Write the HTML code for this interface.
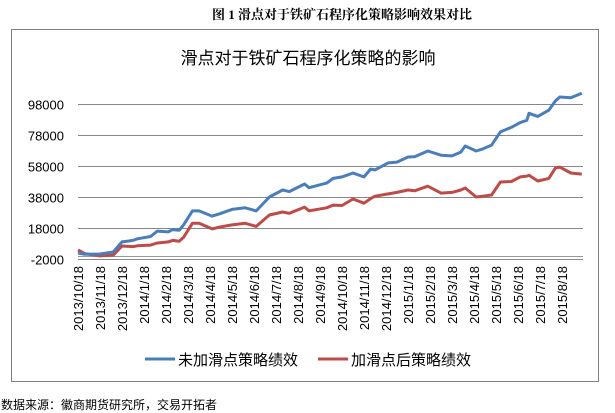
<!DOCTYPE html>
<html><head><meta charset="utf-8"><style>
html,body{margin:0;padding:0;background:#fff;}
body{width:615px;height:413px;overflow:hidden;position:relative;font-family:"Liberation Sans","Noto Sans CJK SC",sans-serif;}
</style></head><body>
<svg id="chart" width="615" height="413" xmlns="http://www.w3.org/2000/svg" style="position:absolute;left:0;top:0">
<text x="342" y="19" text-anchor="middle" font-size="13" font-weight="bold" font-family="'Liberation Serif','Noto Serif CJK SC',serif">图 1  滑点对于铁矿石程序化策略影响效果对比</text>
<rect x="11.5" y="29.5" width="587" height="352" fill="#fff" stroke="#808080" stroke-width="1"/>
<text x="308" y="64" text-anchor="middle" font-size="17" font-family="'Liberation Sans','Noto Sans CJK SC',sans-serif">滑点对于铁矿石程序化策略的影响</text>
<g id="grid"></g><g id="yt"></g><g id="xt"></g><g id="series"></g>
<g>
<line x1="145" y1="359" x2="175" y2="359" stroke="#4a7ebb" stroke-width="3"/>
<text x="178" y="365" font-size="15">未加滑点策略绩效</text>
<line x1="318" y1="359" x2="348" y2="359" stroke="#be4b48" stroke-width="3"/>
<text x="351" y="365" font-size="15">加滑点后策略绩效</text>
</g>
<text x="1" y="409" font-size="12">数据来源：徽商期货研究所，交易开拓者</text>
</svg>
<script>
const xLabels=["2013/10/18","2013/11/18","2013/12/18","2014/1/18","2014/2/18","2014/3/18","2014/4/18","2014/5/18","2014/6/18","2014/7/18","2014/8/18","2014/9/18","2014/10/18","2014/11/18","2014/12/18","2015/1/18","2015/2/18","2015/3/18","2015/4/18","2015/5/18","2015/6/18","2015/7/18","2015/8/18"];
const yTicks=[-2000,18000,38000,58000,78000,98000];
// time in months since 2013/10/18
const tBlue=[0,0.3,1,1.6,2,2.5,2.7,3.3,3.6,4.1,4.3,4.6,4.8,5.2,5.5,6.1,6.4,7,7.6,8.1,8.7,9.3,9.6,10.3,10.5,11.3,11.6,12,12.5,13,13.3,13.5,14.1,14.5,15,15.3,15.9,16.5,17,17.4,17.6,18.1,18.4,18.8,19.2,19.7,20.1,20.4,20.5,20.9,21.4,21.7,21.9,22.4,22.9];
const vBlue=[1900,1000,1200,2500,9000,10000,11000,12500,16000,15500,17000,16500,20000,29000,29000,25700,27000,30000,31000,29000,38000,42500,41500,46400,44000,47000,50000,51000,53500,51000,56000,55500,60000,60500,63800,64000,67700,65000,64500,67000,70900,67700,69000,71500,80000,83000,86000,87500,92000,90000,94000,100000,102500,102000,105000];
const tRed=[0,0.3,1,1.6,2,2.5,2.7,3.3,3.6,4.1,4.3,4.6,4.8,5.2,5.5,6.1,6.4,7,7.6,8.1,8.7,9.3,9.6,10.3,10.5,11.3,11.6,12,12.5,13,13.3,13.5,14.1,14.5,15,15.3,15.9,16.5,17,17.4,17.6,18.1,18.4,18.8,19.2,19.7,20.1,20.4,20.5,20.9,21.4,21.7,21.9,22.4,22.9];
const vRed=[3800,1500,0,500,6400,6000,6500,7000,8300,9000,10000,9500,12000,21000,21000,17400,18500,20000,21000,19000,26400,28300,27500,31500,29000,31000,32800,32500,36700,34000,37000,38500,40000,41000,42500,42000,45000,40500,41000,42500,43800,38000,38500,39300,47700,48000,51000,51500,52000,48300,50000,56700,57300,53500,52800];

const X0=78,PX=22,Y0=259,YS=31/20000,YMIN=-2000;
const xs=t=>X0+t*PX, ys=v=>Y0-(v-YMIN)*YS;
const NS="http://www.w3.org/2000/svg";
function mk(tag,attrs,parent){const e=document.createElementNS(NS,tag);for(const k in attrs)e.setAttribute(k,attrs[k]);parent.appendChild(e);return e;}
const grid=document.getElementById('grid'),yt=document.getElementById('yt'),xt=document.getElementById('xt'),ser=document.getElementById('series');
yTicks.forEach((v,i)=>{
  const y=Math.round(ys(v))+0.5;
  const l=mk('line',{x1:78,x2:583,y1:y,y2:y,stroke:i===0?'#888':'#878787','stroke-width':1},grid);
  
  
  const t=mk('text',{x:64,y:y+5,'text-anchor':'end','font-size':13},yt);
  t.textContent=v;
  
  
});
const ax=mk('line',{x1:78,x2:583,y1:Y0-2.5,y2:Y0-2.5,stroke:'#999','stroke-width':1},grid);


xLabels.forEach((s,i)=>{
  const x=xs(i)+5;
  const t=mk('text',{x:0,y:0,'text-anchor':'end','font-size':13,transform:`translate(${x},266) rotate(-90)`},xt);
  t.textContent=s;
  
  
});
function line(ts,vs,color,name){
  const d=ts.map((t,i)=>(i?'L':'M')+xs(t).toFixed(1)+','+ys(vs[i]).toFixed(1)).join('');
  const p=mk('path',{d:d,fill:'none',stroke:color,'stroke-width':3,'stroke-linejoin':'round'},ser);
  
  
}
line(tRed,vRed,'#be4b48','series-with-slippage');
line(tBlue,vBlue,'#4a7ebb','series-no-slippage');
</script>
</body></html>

**Exercise description:**
Repeat the listing verbatim. Skip the pictures.

**Finished answer:**
Write the HTML code for this interface.
<!DOCTYPE html>
<html><head><meta charset="utf-8"><style>
html,body{margin:0;padding:0;background:#fff;}
body{width:615px;height:413px;overflow:hidden;position:relative;font-family:"Liberation Sans","Noto Sans CJK SC",sans-serif;}
</style></head><body>
<svg id="chart" width="615" height="413" xmlns="http://www.w3.org/2000/svg" style="position:absolute;left:0;top:0">
<text x="342" y="19" text-anchor="middle" font-size="13" font-weight="bold" font-family="'Liberation Serif','Noto Serif CJK SC',serif">图 1  滑点对于铁矿石程序化策略影响效果对比</text>
<rect x="11.5" y="29.5" width="587" height="352" fill="#fff" stroke="#808080" stroke-width="1"/>
<text x="308" y="64" text-anchor="middle" font-size="17" font-family="'Liberation Sans','Noto Sans CJK SC',sans-serif">滑点对于铁矿石程序化策略的影响</text>
<g id="grid"></g><g id="yt"></g><g id="xt"></g><g id="series"></g>
<g>
<line x1="145" y1="359" x2="175" y2="359" stroke="#4a7ebb" stroke-width="3"/>
<text x="178" y="365" font-size="15">未加滑点策略绩效</text>
<line x1="318" y1="359" x2="348" y2="359" stroke="#be4b48" stroke-width="3"/>
<text x="351" y="365" font-size="15">加滑点后策略绩效</text>
</g>
<text x="1" y="409" font-size="12">数据来源：徽商期货研究所，交易开拓者</text>
</svg>
<script>
const xLabels=["2013/10/18","2013/11/18","2013/12/18","2014/1/18","2014/2/18","2014/3/18","2014/4/18","2014/5/18","2014/6/18","2014/7/18","2014/8/18","2014/9/18","2014/10/18","2014/11/18","2014/12/18","2015/1/18","2015/2/18","2015/3/18","2015/4/18","2015/5/18","2015/6/18","2015/7/18","2015/8/18"];
const yTicks=[-2000,18000,38000,58000,78000,98000];
// time in months since 2013/10/18
const tBlue=[0,0.3,1,1.6,2,2.5,2.7,3.3,3.6,4.1,4.3,4.6,4.8,5.2,5.5,6.1,6.4,7,7.6,8.1,8.7,9.3,9.6,10.3,10.5,11.3,11.6,12,12.5,13,13.3,13.5,14.1,14.5,15,15.3,15.9,16.5,17,17.4,17.6,18.1,18.4,18.8,19.2,19.7,20.1,20.4,20.5,20.9,21.4,21.7,21.9,22.4,22.9];
const vBlue=[1900,1000,1200,2500,9000,10000,11000,12500,16000,15500,17000,16500,20000,29000,29000,25700,27000,30000,31000,29000,38000,42500,41500,46400,44000,47000,50000,51000,53500,51000,56000,55500,60000,60500,63800,64000,67700,65000,64500,67000,70900,67700,69000,71500,80000,83000,86000,87500,92000,90000,94000,100000,102500,102000,105000];
const tRed=[0,0.3,1,1.6,2,2.5,2.7,3.3,3.6,4.1,4.3,4.6,4.8,5.2,5.5,6.1,6.4,7,7.6,8.1,8.7,9.3,9.6,10.3,10.5,11.3,11.6,12,12.5,13,13.3,13.5,14.1,14.5,15,15.3,15.9,16.5,17,17.4,17.6,18.1,18.4,18.8,19.2,19.7,20.1,20.4,20.5,20.9,21.4,21.7,21.9,22.4,22.9];
const vRed=[3800,1500,0,500,6400,6000,6500,7000,8300,9000,10000,9500,12000,21000,21000,17400,18500,20000,21000,19000,26400,28300,27500,31500,29000,31000,32800,32500,36700,34000,37000,38500,40000,41000,42500,42000,45000,40500,41000,42500,43800,38000,38500,39300,47700,48000,51000,51500,52000,48300,50000,56700,57300,53500,52800];

const X0=78,PX=22,Y0=259,YS=31/20000,YMIN=-2000;
const xs=t=>X0+t*PX, ys=v=>Y0-(v-YMIN)*YS;
const NS="http://www.w3.org/2000/svg";
function mk(tag,attrs,parent){const e=document.createElementNS(NS,tag);for(const k in attrs)e.setAttribute(k,attrs[k]);parent.appendChild(e);return e;}
const grid=document.getElementById('grid'),yt=document.getElementById('yt'),xt=document.getElementById('xt'),ser=document.getElementById('series');
yTicks.forEach((v,i)=>{
  const y=Math.round(ys(v))+0.5;
  const l=mk('line',{x1:78,x2:583,y1:y,y2:y,stroke:i===0?'#888':'#878787','stroke-width':1},grid);
  
  
  const t=mk('text',{x:64,y:y+5,'text-anchor':'end','font-size':13},yt);
  t.textContent=v;
  
  
});
const ax=mk('line',{x1:78,x2:583,y1:Y0-2.5,y2:Y0-2.5,stroke:'#999','stroke-width':1},grid);


xLabels.forEach((s,i)=>{
  const x=xs(i)+5;
  const t=mk('text',{x:0,y:0,'text-anchor':'end','font-size':13,transform:`translate(${x},266) rotate(-90)`},xt);
  t.textContent=s;
  
  
});
function line(ts,vs,color,name){
  const d=ts.map((t,i)=>(i?'L':'M')+xs(t).toFixed(1)+','+ys(vs[i]).toFixed(1)).join('');
  const p=mk('path',{d:d,fill:'none',stroke:color,'stroke-width':3,'stroke-linejoin':'round'},ser);
  
  
}
line(tRed,vRed,'#be4b48','series-with-slippage');
line(tBlue,vBlue,'#4a7ebb','series-no-slippage');
</script>
</body></html>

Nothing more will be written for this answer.